#### Supplied information

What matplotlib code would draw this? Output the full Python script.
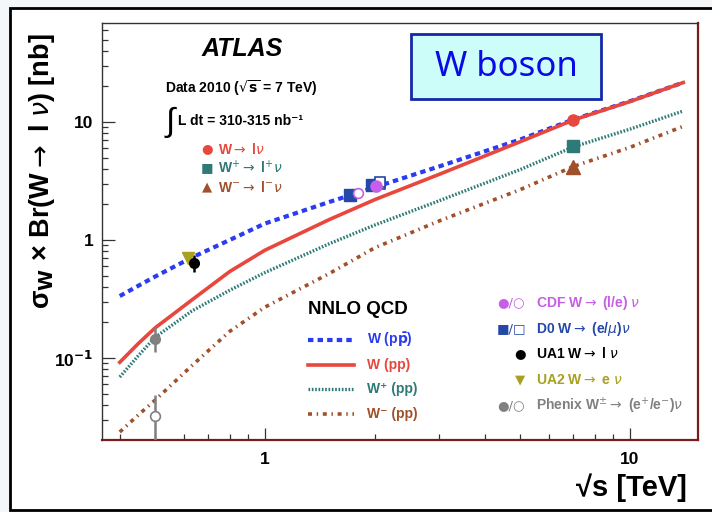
import matplotlib
matplotlib.use('Agg')
import matplotlib.pyplot as plt
from matplotlib.patches import Rectangle
from matplotlib.lines import Line2D
from matplotlib.ticker import FixedLocator, FixedFormatter, NullFormatter

plt.rcParams['font.family'] = ['Liberation Sans', 'DejaVu Sans']
plt.rcParams['mathtext.fontset'] = 'dejavusans'

# ---------------- data ----------------
rts_theory = [0.4, 0.45, 0.5, 0.63, 0.8, 1.0, 1.5, 2.0, 3.0, 5.0, 7.0, 10.0, 14.0]
w_ppbar   = [0.335, 0.41, 0.49, 0.71, 1.0, 1.38, 2.1, 2.8, 4.2, 7.1, 10.5, 15.0, 21.6]
w_pp      = [0.092, 0.133, 0.18, 0.31, 0.54, 0.82, 1.49, 2.2, 3.6, 6.8, 10.4, 14.9, 21.6]
wplus_pp  = [0.069, 0.105, 0.15, 0.25, 0.375, 0.53, 0.93, 1.34, 2.15, 3.95, 6.15, 8.7, 12.4]
wminus_pp = [0.0236, 0.033, 0.044, 0.086, 0.168, 0.27, 0.52, 0.86, 1.45, 2.67, 4.2, 6.1, 9.2]

# ATLAS 7 TeV
atlas_rts = [7.0]
atlas_w = [10.39]
atlas_w_err = [0.5]
atlas_wp = [6.26]
atlas_wp_err = [0.3]
atlas_wm = [4.14]
atlas_wm_err = [0.2]

# CDF (filled / open)
cdf_filled_rts = [2.01]
cdf_filled_val = [2.85]
cdf_open_rts = [1.80]
cdf_open_val = [2.52]
# D0 (filled / open)
d0_filled_rts = [1.71, 1.963]
d0_filled_val = [2.40, 2.95]
d0_open_rts = [2.066, 2.066]
d0_open_val = [2.98, 3.12]
# UA1 / UA2
ua1_rts = [0.639]
ua1_val = [0.64]
ua1_err_lo = [0.10]
ua1_err_hi = [0.11]
ua2_rts = [0.615]
ua2_val = [0.70]
# Phenix
phenix_rts = [0.5]
phenix_wp = [0.144]
phenix_wp_lo = [0.032]
phenix_wp_hi = [0.040]
phenix_wm = [0.032]
phenix_wm_lo = [0.022]
phenix_wm_hi = [0.017]

y_major = [0.1, 1, 10]
y_major_labels = [r'10$^{\mathbf{-1}}$', '1', '10']
x_major = [1, 10]
x_major_labels = ['1', '10']

# ---------------- figure ----------------
W, H = 712, 512
fig = plt.figure(figsize=(W / 100, H / 100), dpi=100)
fig.patch.set_facecolor('#f4f7f9')
frame = Rectangle((9.5 / W, (H - 510) / H), 1.2, (510 - 7.5) / H,
                  transform=fig.transFigure, facecolor='white',
                  edgecolor='black', lw=2.0, zorder=-5)
fig.add_artist(frame)

ax = fig.add_axes([102 / W, (H - 440) / H, (698 - 102) / W, (440 - 23) / H])
ax.set_zorder(2)
ax.set_facecolor('white')
ax.set_xscale('log')
ax.set_yscale('log')
ax.set_xlim(0.3576, 15.36)
ax.set_ylim(0.0202, 69)

for s in ['left', 'top']:
    ax.spines[s].set_color('#333333')
    ax.spines[s].set_linewidth(1.0)
for s in ['bottom', 'right']:
    ax.spines[s].set_color('#7a1c1c')
    ax.spines[s].set_linewidth(1.6)

ax.xaxis.set_major_locator(FixedLocator(x_major))
ax.xaxis.set_major_formatter(FixedFormatter(x_major_labels))
ax.xaxis.set_minor_locator(FixedLocator([0.4, 0.5, 0.6, 0.7, 0.8, 0.9, 2, 3, 4, 5, 6, 7, 8, 9]))
ax.xaxis.set_minor_formatter(NullFormatter())
ax.yaxis.set_major_locator(FixedLocator(y_major))
ax.yaxis.set_major_formatter(FixedFormatter(y_major_labels))
ax.yaxis.set_minor_locator(FixedLocator(
    [0.02, 0.03, 0.04, 0.05, 0.06, 0.07, 0.08, 0.09,
     0.2, 0.3, 0.4, 0.5, 0.6, 0.7, 0.8, 0.9,
     2, 3, 4, 5, 6, 7, 8, 9, 20, 30, 40, 50, 60]))
ax.yaxis.set_minor_formatter(NullFormatter())
ax.tick_params(which='both', direction='in', top=False, right=False,
               color='#333333', width=0.9)
ax.tick_params(which='major', length=9)
ax.tick_params(which='minor', length=4.5)
ax.tick_params(axis='x', which='major', pad=9, labelsize=12.5)
ax.tick_params(axis='y', which='major', pad=6, labelsize=12.5)
for lab in ax.get_xticklabels() + ax.get_yticklabels():
    lab.set_fontweight('bold')

c_blue = '#2a3cf0'
c_red = '#e8473d'
c_teal = '#2e7a76'
c_brown = '#a0502a'
c_cdf = '#c65ee8'
c_d0 = '#2448a8'
c_ua2 = '#a8a020'
c_phx = '#808080'

ls_blue = (0, (1.3, 1.0))
ls_teal = (0, (0.5, 0.5))
ls_brown = (0, (1.1, 1.3, 0.4, 1.3))

ax.plot(rts_theory, w_ppbar, color=c_blue, lw=3.0, ls=ls_blue, zorder=3)
ax.plot(rts_theory, w_pp, color=c_red, lw=2.6, ls='-', zorder=4)
ax.plot(rts_theory, wplus_pp, color=c_teal, lw=2.4, ls=ls_teal, zorder=3)
ax.plot(rts_theory, wminus_pp, color=c_brown, lw=2.6, ls=ls_brown, zorder=3)

# data points
ax.errorbar(atlas_rts, atlas_w, yerr=atlas_w_err, fmt='o', color=c_red, ms=8, elinewidth=1.5, capsize=0, zorder=6)
ax.errorbar(atlas_rts, atlas_wp, yerr=atlas_wp_err, fmt='s', color=c_teal, ms=8, elinewidth=1.5, capsize=0, zorder=6)
ax.errorbar(atlas_rts, atlas_wm, yerr=atlas_wm_err, fmt='^', color=c_brown, ms=10, elinewidth=1.5, capsize=0, zorder=6)

ax.plot(d0_filled_rts, d0_filled_val, 's', color=c_d0, ms=8, zorder=6)
ax.plot(d0_open_rts, d0_open_val, 's', mfc='white', mec=c_d0, mew=1.2, ms=7, zorder=6)
ax.plot(cdf_open_rts, cdf_open_val, 'o', mfc='white', mec=c_cdf, mew=1.2, ms=7, zorder=7)
ax.plot(cdf_filled_rts, cdf_filled_val, 'o', color=c_cdf, ms=8, zorder=7)

ax.errorbar(ua1_rts, ua1_val, yerr=[ua1_err_lo, ua1_err_hi], fmt='o', color='black', ms=7, elinewidth=1.8, capsize=0, zorder=6)
ax.plot(ua2_rts, ua2_val, 'v', color=c_ua2, ms=9, zorder=6)

ax.errorbar(phenix_rts, phenix_wp, yerr=[phenix_wp_lo, phenix_wp_hi], fmt='o', color=c_phx, ms=7, elinewidth=1.8, capsize=0, zorder=6)
ax.errorbar(phenix_rts, phenix_wm, yerr=[phenix_wm_lo, phenix_wm_hi], fmt='o', mfc='white', mec=c_phx, color=c_phx, mew=1.2, ms=7, elinewidth=1.8, capsize=0, zorder=6)

# ---------------- text ----------------
def fx(px):
    return (px - 102) / 596

def fy(py):
    return (440 - py) / 417

T = ax.transAxes
kw = dict(transform=T, clip_on=False)
ARR = r'$\rightarrow$'
ax.text(fx(242), fy(49), 'ATLAS', ha='center', va='center',
        fontsize=18, fontweight='bold', fontstyle='italic', **kw)
ax.text(fx(165), fy(88), r'Data 2010 ($\sqrt{\mathbf{s}}$ = 7 TeV)',
        ha='left', va='center', fontsize=10, fontweight='bold', **kw)
ax.text(fx(170), fy(122), '∫', ha='center', va='center', fontsize=24, **kw)
ax.text(fx(178), fy(121), 'L dt = 310-315 nb⁻¹',
        ha='left', va='center', fontsize=10, fontweight='bold', **kw)

atlas_leg = [('●', r'W$\rightarrow$ l$\nu$', c_red, 149),
             ('■', r'W$^{+}\rightarrow$ l$^{+}\nu$', c_teal, 168),
             ('▲', r'W$^{-}\rightarrow$ l$^{-}\nu$', c_brown, 187)]
for mk, txt, col, py in atlas_leg:
    ax.text(fx(207), fy(py), mk, ha='center', va='center', fontsize=9.5,
            color=col, family='DejaVu Sans', **kw)
    ax.text(fx(218), fy(py), txt, ha='left', va='center', fontsize=10,
            fontweight='bold', color=col, **kw)

# W boson box
ax.add_patch(Rectangle((fx(411), fy(99)), fx(601) - fx(411), fy(34) - fy(99),
                       transform=T, facecolor='#ccfdf8', edgecolor='#1428a8', lw=2.0, zorder=8))
ax.text(fx(506), fy(67), 'W boson', ha='center', va='center',
        fontsize=25, color='#0a0ae6', family='Noto Sans', zorder=9, **kw)

# NNLO QCD legend
ax.text(fx(308), fy(310), 'NNLO QCD', ha='left', va='center',
        fontsize=13.5, fontweight='bold', **kw)
theory_leg = [(c_blue, ls_blue, 3.0, r'W (p$\mathbf{\bar{p}}$)', 340),
              (c_red, '-', 2.6, 'W (pp)', 365),
              (c_teal, ls_teal, 2.4, 'W⁺ (pp)', 389),
              (c_brown, ls_brown, 2.6, 'W⁻ (pp)', 414)]
for col, ls, lw, txt, py in theory_leg:
    ax.add_line(Line2D([fx(308), fx(354)], [fy(py), fy(py)], transform=T,
                       color=col, ls=ls, lw=lw))
    ax.text(fx(367), fy(py), txt, ha='left', va='center',
            fontsize=10, fontweight='bold', color=col, **kw)

# experiments legend
exp_leg = [('●/○', r'CDF W$\rightarrow$ (l/e) $\nu$', c_cdf, 303, 511),
           ('■/□', r'D0 W$\rightarrow$ (e/$\mu$)$\nu$', c_d0, 329, 511),
           ('●', r'UA1 W$\rightarrow$ l $\nu$', 'black', 354, 520),
           ('▼', r'UA2 W$\rightarrow$ e $\nu$', c_ua2, 380, 520),
           ('●/○', r'Phenix W$^{\pm}\rightarrow$ (e$^{+}$/e$^{-}$)$\nu$', c_phx, 406, 511)]
for mk, txt, col, py, mx in exp_leg:
    ax.text(fx(mx), fy(py), mk, ha='center', va='center', fontsize=9.5,
            color=col, family='DejaVu Sans', **kw)
    ax.text(fx(536), fy(py), txt, ha='left', va='center',
            fontsize=10, fontweight='bold', color=col, **kw)

# axis labels
ax.text(fx(42), fy(171), r'σ$_{\mathbf{W}}$ × Br(W$\rightarrow$ l $\nu$) [nb]',
        rotation=90, ha='center', va='center', fontsize=19.5, fontweight='bold', **kw)
ax.text(fx(687), fy(488), '√s [TeV]', ha='right', va='center',
        fontsize=21, fontweight='bold', **kw)

fig.savefig('out.png', dpi=100, facecolor=fig.get_facecolor())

########

● **Problem statement**
Reproduce the material above from its first line through the line containing "from matplotlib.ticker import", both ends included, and skip every picture.

● **Worked answer**
What matplotlib code would draw this? Output the full Python script.
import matplotlib
matplotlib.use('Agg')
import matplotlib.pyplot as plt
from matplotlib.patches import Rectangle
from matplotlib.lines import Line2D
from matplotlib.ticker import FixedLocator, FixedFormatter, NullFormatter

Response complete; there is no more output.